Here we are in the fourth quarter and you have a revenue target that you’re trying to achieve. Do you prospect? Or will prospecting take your attention away from closing business?

You have to determine how you are going to spend your selling time at the end of the year.

While you may want to stop prospecting, the reality is that you may not have enough in your sales forecast to generate the new business you need to make your sales goal for the year.  But if you begin prospecting now, will you really have enough runway to close new deals before the end of the year?

Rather than give up, change your end of year prospecting strategy.

Sales prospecting traditionally means finding net new business – new clients you’ve never worked with before. In the fourth quarter of the year, look for new opportunities that don’t require the same level of prospecting and sales process effort:

  1. Look for smaller opportunities. The smaller the dollar amount, the lower the decision is in the organization. It’s easier for a manager to approve a $3,000 sale than it is to get approval to spend $30,000. It may seem counter-intuitive, but at the end of the year, many small sales are the better strategy.
  2. Look within existing customer accounts. What didn’t your customers invest in this year that they intended? Perhaps there are last minute projects they want to complete. Or, they may want to prepare now for the first quarter.
  3. Look for win-back sales in old customers that haven’t worked with you recently. Maybe there are people who haven’t done business with you for one or two years, or even three, four or five years who could use your help now. Win them back.

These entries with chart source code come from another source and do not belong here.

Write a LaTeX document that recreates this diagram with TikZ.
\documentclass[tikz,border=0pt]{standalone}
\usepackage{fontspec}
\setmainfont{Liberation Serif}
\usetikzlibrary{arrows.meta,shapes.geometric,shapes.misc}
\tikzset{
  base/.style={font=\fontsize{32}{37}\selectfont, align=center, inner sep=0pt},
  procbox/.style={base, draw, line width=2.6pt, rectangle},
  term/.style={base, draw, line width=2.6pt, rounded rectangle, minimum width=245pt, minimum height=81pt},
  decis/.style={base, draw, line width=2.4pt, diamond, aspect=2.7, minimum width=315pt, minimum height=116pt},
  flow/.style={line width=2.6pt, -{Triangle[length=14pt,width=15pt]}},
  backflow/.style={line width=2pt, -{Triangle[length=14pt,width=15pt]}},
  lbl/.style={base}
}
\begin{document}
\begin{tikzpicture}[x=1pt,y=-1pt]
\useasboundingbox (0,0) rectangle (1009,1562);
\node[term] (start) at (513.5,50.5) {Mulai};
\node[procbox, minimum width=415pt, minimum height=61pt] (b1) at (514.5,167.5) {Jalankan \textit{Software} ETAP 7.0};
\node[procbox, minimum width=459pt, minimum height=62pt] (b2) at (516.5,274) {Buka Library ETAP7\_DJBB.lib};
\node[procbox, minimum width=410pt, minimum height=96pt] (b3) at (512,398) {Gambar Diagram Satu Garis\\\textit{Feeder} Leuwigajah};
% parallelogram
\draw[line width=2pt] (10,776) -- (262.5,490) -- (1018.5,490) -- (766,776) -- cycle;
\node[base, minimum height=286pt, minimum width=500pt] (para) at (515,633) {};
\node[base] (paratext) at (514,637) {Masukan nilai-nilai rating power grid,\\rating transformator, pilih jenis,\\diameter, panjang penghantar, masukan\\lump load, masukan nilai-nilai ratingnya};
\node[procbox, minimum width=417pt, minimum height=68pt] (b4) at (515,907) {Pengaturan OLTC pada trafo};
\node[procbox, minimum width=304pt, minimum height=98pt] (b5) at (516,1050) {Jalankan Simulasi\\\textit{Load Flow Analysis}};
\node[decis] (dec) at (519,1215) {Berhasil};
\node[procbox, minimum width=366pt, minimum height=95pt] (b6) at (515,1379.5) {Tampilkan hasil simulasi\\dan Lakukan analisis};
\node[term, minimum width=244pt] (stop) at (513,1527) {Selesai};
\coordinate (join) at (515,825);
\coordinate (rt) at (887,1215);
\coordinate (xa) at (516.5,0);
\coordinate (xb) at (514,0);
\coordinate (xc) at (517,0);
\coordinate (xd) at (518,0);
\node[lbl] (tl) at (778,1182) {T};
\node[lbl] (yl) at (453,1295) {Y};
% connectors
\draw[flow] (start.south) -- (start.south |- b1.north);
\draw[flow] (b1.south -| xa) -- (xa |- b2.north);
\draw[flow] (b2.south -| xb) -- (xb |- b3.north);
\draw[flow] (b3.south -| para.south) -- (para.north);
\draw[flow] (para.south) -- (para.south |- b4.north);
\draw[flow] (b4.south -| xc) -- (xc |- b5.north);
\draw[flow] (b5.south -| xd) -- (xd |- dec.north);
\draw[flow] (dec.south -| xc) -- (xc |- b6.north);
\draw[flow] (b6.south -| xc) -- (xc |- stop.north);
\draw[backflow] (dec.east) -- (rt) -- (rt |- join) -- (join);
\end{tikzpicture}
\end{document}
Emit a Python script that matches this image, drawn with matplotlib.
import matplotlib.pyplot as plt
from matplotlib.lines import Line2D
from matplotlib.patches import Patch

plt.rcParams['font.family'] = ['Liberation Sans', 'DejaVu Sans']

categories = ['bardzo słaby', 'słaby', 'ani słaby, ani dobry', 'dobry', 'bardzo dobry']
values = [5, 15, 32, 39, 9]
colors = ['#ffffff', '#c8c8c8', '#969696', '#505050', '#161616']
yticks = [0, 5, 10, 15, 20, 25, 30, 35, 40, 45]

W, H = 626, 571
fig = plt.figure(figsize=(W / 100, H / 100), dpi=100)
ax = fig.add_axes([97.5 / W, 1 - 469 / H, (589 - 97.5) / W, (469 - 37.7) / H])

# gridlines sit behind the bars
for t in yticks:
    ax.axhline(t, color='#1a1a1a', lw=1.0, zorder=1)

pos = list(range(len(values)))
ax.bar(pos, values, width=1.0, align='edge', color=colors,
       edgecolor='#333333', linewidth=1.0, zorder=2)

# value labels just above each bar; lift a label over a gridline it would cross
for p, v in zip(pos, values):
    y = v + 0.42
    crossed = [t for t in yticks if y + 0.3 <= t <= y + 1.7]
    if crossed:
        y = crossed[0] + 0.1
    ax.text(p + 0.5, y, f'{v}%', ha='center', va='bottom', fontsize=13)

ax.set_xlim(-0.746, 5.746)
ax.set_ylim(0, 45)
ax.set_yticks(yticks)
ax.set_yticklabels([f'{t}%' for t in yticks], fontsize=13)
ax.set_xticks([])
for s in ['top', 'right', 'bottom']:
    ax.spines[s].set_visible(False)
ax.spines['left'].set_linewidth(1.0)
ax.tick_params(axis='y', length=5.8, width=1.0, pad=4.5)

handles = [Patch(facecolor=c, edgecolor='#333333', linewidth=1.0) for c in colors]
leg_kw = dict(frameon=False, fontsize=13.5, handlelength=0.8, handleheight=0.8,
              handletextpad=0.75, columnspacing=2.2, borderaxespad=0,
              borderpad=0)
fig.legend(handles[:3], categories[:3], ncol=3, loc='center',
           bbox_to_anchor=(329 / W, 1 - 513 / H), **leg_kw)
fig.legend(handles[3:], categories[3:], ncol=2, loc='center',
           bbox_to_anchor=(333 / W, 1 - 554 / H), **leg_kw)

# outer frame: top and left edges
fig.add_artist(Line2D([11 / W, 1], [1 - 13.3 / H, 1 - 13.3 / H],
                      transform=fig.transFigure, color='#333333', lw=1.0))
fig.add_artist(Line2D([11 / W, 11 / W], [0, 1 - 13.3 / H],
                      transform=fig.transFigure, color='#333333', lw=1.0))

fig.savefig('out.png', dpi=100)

You need sales opportunities that are quick to close.

That means you need sales prospects who already know about your company. They know the quality of the work you do. They understand the value that you bring.

And frankly, you know them. You understand their decision process. You know who the decision-makers are. You are familiar with their typical budget for different types of decisions.

Don’t stop all new client prospecting in the fourth quarter. You can still spend some time looking for brand new opportunities. Those will be your sales opportunities for the first quarter of next year. Just spend larger a larger percentage of your time on prospects and territories where you already have relationships and knowledge.

About the author

Kendra Lee

Kendra Lee is a top IT seller, sales advisor and business owner who knows…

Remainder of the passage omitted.